L'on y voit aussi des patrons, des notables, des gens qui reçoivent des prix "d'entrepreneur de l'année" mais qui, quand ils ne sont plus sous le feu des projecteurs, ne craignent pas d'utiliser les services des gangs.

Mais ce qui est le plus touchant dans ce roman, c'est la façon dont l'auteur, lui-même ancien ouvrier des caissons, raconte les conditions de travail et l'esprit qui règne dans l'équipe. Ce sont des hommes que la dureté de leur travail lie solidement. Et même s'ils paraissent cyniques et désabusés ("La solidarité, dit l'un d'eux, c'est un truc que tu trouves que dans le dictionnaire, quelque part entre saloperie et syphilis"), ils sont capables de se mettre en grève le jour où une panne d'ascenseur, provoquée par le patron, prive l'un d'entre eux de soins après une crise cardiaque et entraîne sa mort au fond du tunnel.

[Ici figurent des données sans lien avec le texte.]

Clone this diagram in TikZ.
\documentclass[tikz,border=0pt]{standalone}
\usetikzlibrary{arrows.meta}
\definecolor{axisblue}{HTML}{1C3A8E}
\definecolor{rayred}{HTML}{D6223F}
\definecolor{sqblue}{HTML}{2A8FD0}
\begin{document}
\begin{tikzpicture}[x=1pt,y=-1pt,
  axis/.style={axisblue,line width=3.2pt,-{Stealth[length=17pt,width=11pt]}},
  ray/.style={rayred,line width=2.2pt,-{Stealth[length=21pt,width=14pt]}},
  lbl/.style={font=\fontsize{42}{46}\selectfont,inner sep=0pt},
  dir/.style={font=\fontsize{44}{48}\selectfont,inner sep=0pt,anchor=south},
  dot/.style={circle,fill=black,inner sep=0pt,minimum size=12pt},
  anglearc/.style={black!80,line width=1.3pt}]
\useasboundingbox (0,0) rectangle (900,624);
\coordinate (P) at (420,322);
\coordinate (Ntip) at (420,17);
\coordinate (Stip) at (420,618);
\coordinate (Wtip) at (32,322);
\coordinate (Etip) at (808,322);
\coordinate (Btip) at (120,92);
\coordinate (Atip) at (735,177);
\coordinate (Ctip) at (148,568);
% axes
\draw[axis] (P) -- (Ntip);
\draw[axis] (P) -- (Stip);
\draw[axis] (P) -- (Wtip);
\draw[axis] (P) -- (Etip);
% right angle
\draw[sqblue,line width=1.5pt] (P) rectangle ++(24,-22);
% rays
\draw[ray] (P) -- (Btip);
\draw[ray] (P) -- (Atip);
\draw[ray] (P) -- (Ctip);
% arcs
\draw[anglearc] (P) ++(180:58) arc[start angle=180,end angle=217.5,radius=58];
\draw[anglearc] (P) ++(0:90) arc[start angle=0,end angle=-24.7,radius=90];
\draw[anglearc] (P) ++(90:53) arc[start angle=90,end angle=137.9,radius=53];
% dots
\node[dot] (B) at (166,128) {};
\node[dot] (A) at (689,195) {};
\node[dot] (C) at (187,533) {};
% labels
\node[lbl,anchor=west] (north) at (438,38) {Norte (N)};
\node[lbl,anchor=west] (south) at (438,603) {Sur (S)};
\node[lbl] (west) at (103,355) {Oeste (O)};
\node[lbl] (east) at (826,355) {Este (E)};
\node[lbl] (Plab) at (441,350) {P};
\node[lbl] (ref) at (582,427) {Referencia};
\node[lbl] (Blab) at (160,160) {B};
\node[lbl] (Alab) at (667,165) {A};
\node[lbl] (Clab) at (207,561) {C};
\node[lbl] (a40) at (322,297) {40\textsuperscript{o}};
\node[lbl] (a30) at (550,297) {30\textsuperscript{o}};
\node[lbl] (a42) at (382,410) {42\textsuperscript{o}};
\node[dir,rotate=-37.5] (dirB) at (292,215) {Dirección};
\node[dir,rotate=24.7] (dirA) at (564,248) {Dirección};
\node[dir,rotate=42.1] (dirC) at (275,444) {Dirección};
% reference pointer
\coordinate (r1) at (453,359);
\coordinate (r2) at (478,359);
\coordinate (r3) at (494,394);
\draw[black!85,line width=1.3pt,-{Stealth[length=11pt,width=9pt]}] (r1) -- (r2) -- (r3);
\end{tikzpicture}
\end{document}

L'univers dépeint dans ce livre est violent, à un point parfois presque insupportable. Mais on y trouve aussi des personnages chaleureux, dont Billy lui-même, que son admission dans une université ne fait pas renier sa fierté d'ouvrier. L'auteur, même s'il n'a guère confiance dans les possibilités d'un changement collectif de la société, brosse une galerie de portraits réalistes de l'Amérique d'en bas.

Pierre VANDRILLE

Le ventre de New York de Thomas Kelly, chez Rivages/Noir. 468 pages, 65 F.